### STORED DATA
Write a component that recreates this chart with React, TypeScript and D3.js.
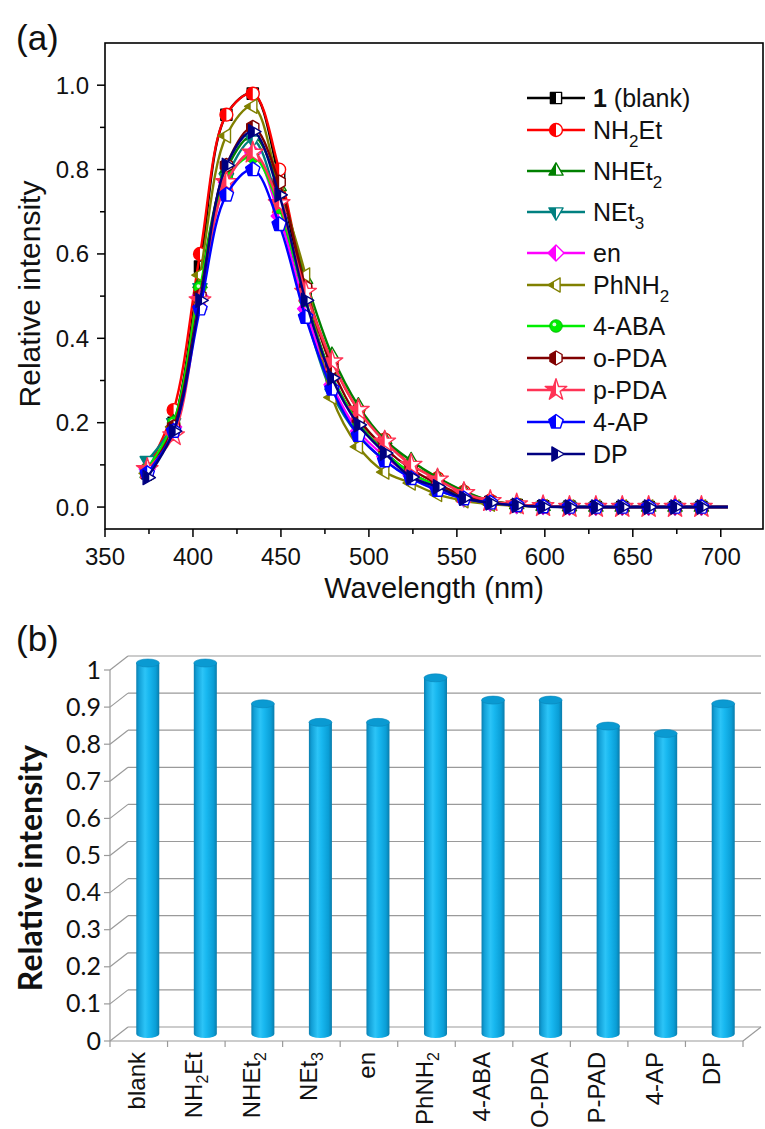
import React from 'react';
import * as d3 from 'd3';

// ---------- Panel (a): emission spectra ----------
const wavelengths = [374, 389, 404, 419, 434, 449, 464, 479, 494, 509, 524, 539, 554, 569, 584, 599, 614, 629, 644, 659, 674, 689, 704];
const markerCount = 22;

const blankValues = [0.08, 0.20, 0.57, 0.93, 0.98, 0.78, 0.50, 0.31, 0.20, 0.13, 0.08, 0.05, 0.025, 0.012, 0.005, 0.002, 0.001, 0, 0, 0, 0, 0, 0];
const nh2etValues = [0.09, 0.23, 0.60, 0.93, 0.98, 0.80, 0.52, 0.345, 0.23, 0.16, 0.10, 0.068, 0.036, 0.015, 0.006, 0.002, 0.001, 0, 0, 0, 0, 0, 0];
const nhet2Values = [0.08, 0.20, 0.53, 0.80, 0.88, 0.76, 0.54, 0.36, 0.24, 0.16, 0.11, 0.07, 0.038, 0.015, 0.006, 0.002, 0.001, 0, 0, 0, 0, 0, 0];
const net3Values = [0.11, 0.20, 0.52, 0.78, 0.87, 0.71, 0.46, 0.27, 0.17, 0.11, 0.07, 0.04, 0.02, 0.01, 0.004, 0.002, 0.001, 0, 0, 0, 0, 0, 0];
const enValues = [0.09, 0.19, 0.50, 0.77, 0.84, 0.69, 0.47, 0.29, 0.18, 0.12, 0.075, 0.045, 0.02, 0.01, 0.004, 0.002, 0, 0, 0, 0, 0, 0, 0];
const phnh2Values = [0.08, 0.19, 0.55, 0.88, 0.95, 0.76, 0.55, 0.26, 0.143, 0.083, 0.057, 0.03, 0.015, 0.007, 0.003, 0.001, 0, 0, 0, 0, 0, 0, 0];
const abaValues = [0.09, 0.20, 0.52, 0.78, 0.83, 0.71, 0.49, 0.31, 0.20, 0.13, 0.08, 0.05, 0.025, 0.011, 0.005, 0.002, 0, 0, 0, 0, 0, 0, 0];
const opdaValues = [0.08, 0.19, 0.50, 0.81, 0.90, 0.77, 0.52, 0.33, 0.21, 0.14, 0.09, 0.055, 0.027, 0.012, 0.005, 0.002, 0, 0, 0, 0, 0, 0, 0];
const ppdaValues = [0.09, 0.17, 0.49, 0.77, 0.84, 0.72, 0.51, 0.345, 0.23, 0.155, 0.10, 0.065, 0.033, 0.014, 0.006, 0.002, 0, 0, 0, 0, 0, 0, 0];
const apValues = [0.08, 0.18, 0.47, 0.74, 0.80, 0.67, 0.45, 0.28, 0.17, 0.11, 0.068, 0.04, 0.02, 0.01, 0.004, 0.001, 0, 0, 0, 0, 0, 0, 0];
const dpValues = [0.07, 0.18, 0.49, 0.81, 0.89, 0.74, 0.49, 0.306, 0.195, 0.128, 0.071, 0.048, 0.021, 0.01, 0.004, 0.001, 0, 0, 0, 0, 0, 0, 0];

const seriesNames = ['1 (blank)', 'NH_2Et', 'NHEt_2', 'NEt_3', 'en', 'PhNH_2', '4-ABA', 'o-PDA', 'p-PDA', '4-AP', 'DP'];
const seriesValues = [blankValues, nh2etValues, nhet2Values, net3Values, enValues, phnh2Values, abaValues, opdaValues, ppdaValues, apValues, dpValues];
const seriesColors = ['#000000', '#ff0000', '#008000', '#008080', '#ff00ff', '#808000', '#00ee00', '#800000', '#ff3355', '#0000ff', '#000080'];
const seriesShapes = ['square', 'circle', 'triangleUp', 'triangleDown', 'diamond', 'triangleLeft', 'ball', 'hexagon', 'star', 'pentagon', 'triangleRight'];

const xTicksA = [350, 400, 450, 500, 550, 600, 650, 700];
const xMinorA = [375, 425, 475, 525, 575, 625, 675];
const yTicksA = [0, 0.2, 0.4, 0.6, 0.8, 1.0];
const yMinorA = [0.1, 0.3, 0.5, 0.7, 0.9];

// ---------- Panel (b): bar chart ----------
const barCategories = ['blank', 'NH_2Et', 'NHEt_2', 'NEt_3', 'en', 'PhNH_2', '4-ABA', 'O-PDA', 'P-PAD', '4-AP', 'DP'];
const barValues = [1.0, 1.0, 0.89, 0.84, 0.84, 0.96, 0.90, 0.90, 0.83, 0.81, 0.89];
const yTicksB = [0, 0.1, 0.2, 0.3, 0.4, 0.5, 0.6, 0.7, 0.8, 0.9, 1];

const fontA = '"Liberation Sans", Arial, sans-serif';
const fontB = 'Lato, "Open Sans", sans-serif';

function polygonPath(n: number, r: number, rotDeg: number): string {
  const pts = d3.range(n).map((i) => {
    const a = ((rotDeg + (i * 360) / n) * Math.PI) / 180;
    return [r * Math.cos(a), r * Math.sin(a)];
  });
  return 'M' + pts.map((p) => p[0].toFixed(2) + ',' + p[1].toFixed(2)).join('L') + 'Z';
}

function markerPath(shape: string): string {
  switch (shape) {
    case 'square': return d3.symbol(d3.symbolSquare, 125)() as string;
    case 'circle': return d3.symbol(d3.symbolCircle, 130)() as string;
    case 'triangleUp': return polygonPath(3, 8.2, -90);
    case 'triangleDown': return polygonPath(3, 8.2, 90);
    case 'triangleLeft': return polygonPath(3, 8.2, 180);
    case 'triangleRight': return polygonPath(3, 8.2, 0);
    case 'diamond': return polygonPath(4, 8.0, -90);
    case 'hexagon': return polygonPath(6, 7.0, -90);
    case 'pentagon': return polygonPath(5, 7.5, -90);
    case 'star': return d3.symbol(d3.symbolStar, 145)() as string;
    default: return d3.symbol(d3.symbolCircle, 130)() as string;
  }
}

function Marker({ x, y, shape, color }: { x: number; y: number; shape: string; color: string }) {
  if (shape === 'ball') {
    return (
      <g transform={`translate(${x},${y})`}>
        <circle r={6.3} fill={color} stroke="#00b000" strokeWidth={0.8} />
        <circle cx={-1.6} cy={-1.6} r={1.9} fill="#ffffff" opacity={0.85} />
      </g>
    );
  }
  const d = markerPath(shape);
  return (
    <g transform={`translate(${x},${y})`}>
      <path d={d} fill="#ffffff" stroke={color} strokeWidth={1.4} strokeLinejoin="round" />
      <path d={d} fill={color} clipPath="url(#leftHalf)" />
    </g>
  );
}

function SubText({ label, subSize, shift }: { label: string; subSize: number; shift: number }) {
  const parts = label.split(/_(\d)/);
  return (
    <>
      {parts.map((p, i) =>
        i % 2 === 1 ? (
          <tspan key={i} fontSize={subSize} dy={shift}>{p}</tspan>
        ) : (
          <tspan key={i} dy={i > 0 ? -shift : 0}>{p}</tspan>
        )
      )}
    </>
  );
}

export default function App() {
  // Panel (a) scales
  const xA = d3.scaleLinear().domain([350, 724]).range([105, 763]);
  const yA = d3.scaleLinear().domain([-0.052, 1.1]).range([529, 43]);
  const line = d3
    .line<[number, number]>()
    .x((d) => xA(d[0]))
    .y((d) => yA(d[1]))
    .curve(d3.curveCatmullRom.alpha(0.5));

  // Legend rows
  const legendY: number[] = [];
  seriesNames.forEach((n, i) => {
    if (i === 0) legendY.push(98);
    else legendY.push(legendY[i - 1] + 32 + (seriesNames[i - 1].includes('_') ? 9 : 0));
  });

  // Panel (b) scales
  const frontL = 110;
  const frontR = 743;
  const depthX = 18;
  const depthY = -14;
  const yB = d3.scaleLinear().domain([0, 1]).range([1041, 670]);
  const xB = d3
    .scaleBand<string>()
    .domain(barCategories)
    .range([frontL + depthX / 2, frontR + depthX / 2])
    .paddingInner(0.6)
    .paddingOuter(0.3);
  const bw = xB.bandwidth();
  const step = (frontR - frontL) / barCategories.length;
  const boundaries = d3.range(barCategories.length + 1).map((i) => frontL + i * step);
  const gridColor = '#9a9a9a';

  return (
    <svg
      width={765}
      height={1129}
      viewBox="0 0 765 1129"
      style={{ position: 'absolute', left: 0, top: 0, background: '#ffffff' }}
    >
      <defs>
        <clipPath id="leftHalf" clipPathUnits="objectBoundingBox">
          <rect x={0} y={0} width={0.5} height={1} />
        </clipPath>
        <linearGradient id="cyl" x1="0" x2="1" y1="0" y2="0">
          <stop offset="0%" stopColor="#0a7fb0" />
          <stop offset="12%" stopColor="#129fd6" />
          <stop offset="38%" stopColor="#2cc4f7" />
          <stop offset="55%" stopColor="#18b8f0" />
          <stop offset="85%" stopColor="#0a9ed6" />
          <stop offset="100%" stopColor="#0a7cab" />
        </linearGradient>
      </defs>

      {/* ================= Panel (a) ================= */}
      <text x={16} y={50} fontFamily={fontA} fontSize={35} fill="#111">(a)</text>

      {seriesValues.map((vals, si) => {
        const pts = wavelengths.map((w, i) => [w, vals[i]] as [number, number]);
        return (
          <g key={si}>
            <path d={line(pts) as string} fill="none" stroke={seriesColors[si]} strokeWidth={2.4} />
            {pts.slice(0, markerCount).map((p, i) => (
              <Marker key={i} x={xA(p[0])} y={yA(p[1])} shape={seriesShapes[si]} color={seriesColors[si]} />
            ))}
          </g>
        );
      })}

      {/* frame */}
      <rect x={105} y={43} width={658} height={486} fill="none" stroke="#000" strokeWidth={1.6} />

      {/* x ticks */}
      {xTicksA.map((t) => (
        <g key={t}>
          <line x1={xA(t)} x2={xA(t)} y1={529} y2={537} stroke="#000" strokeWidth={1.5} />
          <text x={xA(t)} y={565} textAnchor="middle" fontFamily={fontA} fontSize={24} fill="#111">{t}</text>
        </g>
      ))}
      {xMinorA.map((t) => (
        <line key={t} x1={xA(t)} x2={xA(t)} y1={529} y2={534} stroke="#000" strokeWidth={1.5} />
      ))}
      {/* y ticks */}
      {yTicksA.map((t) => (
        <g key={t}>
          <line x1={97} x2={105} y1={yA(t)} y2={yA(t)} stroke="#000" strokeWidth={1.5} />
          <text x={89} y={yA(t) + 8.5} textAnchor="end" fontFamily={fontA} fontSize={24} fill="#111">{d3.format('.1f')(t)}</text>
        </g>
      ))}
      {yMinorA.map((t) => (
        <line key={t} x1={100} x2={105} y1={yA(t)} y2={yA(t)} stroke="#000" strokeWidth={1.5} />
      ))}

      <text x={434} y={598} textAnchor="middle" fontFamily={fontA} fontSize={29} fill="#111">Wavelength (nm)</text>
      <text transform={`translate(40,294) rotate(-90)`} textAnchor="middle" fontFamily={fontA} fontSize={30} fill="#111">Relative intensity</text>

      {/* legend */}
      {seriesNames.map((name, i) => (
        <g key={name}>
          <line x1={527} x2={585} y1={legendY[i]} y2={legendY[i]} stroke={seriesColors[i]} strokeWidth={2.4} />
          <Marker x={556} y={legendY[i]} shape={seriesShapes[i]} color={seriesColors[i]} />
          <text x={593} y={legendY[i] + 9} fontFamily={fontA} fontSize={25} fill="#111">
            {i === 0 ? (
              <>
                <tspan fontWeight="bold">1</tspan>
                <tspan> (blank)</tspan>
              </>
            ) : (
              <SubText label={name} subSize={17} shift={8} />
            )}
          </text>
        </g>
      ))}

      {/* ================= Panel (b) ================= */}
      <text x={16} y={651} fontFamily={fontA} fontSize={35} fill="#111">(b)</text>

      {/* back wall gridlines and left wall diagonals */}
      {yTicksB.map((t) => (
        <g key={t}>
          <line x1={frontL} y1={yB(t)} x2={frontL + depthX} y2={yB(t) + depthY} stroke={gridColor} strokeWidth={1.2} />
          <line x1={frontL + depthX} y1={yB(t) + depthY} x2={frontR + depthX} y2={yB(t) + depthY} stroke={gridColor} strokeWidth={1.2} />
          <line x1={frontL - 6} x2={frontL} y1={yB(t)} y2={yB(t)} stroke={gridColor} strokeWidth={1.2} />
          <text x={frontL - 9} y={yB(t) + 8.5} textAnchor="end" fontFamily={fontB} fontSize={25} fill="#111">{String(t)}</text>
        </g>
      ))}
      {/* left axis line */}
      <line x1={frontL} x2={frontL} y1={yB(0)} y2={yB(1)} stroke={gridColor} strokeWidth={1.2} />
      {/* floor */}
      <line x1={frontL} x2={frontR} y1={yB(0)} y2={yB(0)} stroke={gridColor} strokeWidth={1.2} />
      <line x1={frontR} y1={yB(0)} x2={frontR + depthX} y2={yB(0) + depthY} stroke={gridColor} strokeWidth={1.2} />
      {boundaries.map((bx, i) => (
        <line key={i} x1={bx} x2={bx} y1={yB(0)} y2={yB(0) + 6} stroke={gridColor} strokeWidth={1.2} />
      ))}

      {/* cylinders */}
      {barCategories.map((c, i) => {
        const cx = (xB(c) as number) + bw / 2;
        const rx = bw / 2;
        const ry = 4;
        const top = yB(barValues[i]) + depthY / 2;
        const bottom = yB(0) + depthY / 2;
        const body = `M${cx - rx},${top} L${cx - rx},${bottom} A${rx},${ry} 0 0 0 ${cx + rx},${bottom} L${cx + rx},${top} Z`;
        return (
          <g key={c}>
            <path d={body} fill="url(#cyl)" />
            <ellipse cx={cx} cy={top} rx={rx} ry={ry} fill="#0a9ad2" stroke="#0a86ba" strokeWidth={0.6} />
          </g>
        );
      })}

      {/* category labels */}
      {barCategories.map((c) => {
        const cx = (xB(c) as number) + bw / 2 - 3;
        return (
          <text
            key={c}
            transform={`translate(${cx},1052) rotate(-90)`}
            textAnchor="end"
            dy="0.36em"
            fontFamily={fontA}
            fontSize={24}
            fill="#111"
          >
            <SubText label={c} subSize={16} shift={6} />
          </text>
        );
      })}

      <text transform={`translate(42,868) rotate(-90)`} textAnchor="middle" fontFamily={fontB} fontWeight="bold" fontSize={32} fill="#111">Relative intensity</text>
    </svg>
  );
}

### PROBLEM DESCRIPTION
Restate the material word for word from its first line through the line containing "const markerCount = 22;", both included; the pictures do not belong in it.

### TASK OUTPUT
Write a component that recreates this chart with React, TypeScript and D3.js.
import React from 'react';
import * as d3 from 'd3';

// ---------- Panel (a): emission spectra ----------
const wavelengths = [374, 389, 404, 419, 434, 449, 464, 479, 494, 509, 524, 539, 554, 569, 584, 599, 614, 629, 644, 659, 674, 689, 704];
const markerCount = 22;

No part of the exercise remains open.